(Instruction) Repeat the data below exactly, dropping any pictures it holds.

(Information shown)
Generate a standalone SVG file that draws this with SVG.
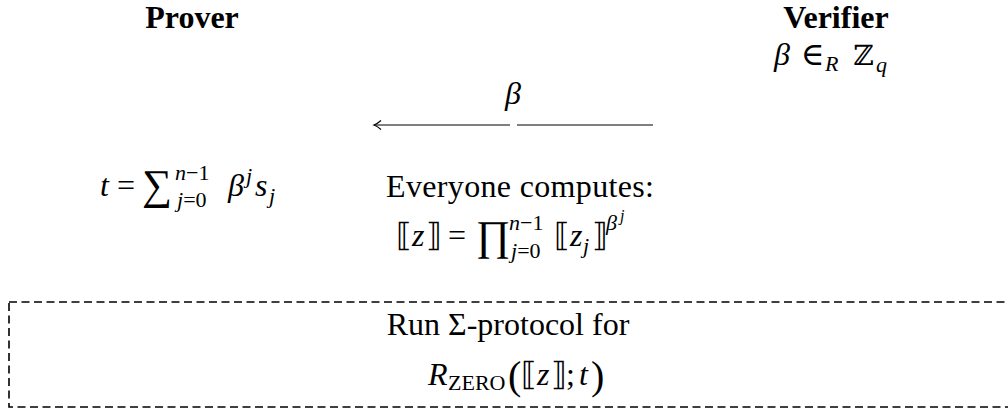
<svg xmlns="http://www.w3.org/2000/svg" width="1008" height="416" viewBox="0 0 1008 416">
<style>
text{font-family:"Liberation Serif","DejaVu Serif",serif;font-size:32px;fill:#000}
.b{font-weight:bold}
.i{font-style:italic}
.s{font-size:22px}
.ss{font-size:16px}
.big{font-size:42px}
.ln{stroke:#000;stroke-width:1.2;fill:none}
.dash{stroke:#000;stroke-width:1.6;fill:none;stroke-dasharray:8 4.5}
</style>
<g id="prover-header"><text class="b" x="192" y="28" text-anchor="middle" font-size="30">Prover</text></g>
<g id="verifier-header"><text class="b" x="836" y="28" text-anchor="middle" font-size="30">Verifier</text></g>
<g id="verifier-sample">
<text x="774" y="65"><tspan class="i">β</tspan><tspan x="801">∈</tspan><tspan class="i s" x="825" y="71">R</tspan><tspan x="853" y="65" style="font-family:'DejaVu Serif',serif;font-size:28px">ℤ</tspan><tspan class="i s" x="876" y="72">q</tspan></text>
</g>
<g id="message-label"><text class="i" x="513" y="104" text-anchor="middle" font-size="33">β</text></g>
<g id="prover-compute">
<text x="100" y="196"><tspan class="i">t</tspan><tspan x="117">=</tspan><tspan class="big" x="142" y="199">∑</tspan><tspan class="s" x="175" y="180"><tspan class="i">n</tspan>−1</tspan><tspan class="s" x="177" y="207"><tspan class="i">j</tspan>=0</tspan><tspan class="i" x="228" y="196">β</tspan><tspan class="i s" x="246" y="183">j</tspan><tspan class="i" x="255" y="196">s</tspan><tspan class="i s" x="269" y="203">j</tspan></text>
</g>
<g id="everyone-computes">
<text x="386" y="197" textLength="268" lengthAdjust="spacing">Everyone computes:</text>
<text x="396" y="246"><tspan>⟦</tspan><tspan class="i" x="412">z</tspan><tspan x="426">⟧</tspan><tspan x="448">=</tspan><tspan class="big" x="476" y="250">∏</tspan><tspan class="s" x="509" y="230"><tspan class="i">n</tspan>−1</tspan><tspan class="s" x="511" y="258"><tspan class="i">j</tspan>=0</tspan><tspan x="554" y="246">⟦</tspan><tspan class="i" x="570">z</tspan><tspan class="i s" x="583" y="253">j</tspan><tspan x="592" y="246">⟧</tspan><tspan class="i s" x="606" y="230">β</tspan><tspan class="i ss" x="620" y="221">j</tspan></text>
</g>
<g id="connectors">
<line class="ln" x1="374" y1="125" x2="510" y2="125"/>
<line class="ln" x1="517" y1="125" x2="653" y2="125"/>
<path class="ln" d="M381,120.5 Q377,124 374,125 Q377,126 381,129.5"/>
</g>
<g id="sigma-protocol-box">
<rect class="dash" x="9" y="302" width="1012" height="105"/>
<text x="508" y="335" text-anchor="middle">Run Σ-protocol for</text>
<text x="428" y="385"><tspan class="i">R</tspan><tspan class="s" x="448" y="390">ZERO</tspan><tspan x="508" y="389" style="font-size:40px">(</tspan><tspan x="521" y="385">⟦</tspan><tspan class="i" x="537">z</tspan><tspan x="551">⟧</tspan><tspan x="566">;</tspan><tspan class="i" x="579">t</tspan><tspan x="591" y="389" style="font-size:40px">)</tspan></text>
</g>
</svg>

(Complete response)
Generate a standalone SVG file that draws this with SVG.
<svg xmlns="http://www.w3.org/2000/svg" width="1008" height="416" viewBox="0 0 1008 416">
<style>
text{font-family:"Liberation Serif","DejaVu Serif",serif;font-size:32px;fill:#000}
.b{font-weight:bold}
.i{font-style:italic}
.s{font-size:22px}
.ss{font-size:16px}
.big{font-size:42px}
.ln{stroke:#000;stroke-width:1.2;fill:none}
.dash{stroke:#000;stroke-width:1.6;fill:none;stroke-dasharray:8 4.5}
</style>
<g id="prover-header"><text class="b" x="192" y="28" text-anchor="middle" font-size="30">Prover</text></g>
<g id="verifier-header"><text class="b" x="836" y="28" text-anchor="middle" font-size="30">Verifier</text></g>
<g id="verifier-sample">
<text x="774" y="65"><tspan class="i">β</tspan><tspan x="801">∈</tspan><tspan class="i s" x="825" y="71">R</tspan><tspan x="853" y="65" style="font-family:'DejaVu Serif',serif;font-size:28px">ℤ</tspan><tspan class="i s" x="876" y="72">q</tspan></text>
</g>
<g id="message-label"><text class="i" x="513" y="104" text-anchor="middle" font-size="33">β</text></g>
<g id="prover-compute">
<text x="100" y="196"><tspan class="i">t</tspan><tspan x="117">=</tspan><tspan class="big" x="142" y="199">∑</tspan><tspan class="s" x="175" y="180"><tspan class="i">n</tspan>−1</tspan><tspan class="s" x="177" y="207"><tspan class="i">j</tspan>=0</tspan><tspan class="i" x="228" y="196">β</tspan><tspan class="i s" x="246" y="183">j</tspan><tspan class="i" x="255" y="196">s</tspan><tspan class="i s" x="269" y="203">j</tspan></text>
</g>
<g id="everyone-computes">
<text x="386" y="197" textLength="268" lengthAdjust="spacing">Everyone computes:</text>
<text x="396" y="246"><tspan>⟦</tspan><tspan class="i" x="412">z</tspan><tspan x="426">⟧</tspan><tspan x="448">=</tspan><tspan class="big" x="476" y="250">∏</tspan><tspan class="s" x="509" y="230"><tspan class="i">n</tspan>−1</tspan><tspan class="s" x="511" y="258"><tspan class="i">j</tspan>=0</tspan><tspan x="554" y="246">⟦</tspan><tspan class="i" x="570">z</tspan><tspan class="i s" x="583" y="253">j</tspan><tspan x="592" y="246">⟧</tspan><tspan class="i s" x="606" y="230">β</tspan><tspan class="i ss" x="620" y="221">j</tspan></text>
</g>
<g id="connectors">
<line class="ln" x1="374" y1="125" x2="510" y2="125"/>
<line class="ln" x1="517" y1="125" x2="653" y2="125"/>
<path class="ln" d="M381,120.5 Q377,124 374,125 Q377,126 381,129.5"/>
</g>
<g id="sigma-protocol-box">
<rect class="dash" x="9" y="302" width="1012" height="105"/>
<text x="508" y="335" text-anchor="middle">Run Σ-protocol for</text>
<text x="428" y="385"><tspan class="i">R</tspan><tspan class="s" x="448" y="390">ZERO</tspan><tspan x="508" y="389" style="font-size:40px">(</tspan><tspan x="521" y="385">⟦</tspan><tspan class="i" x="537">z</tspan><tspan x="551">⟧</tspan><tspan x="566">;</tspan><tspan class="i" x="579">t</tspan><tspan x="591" y="389" style="font-size:40px">)</tspan></text>
</g>
</svg>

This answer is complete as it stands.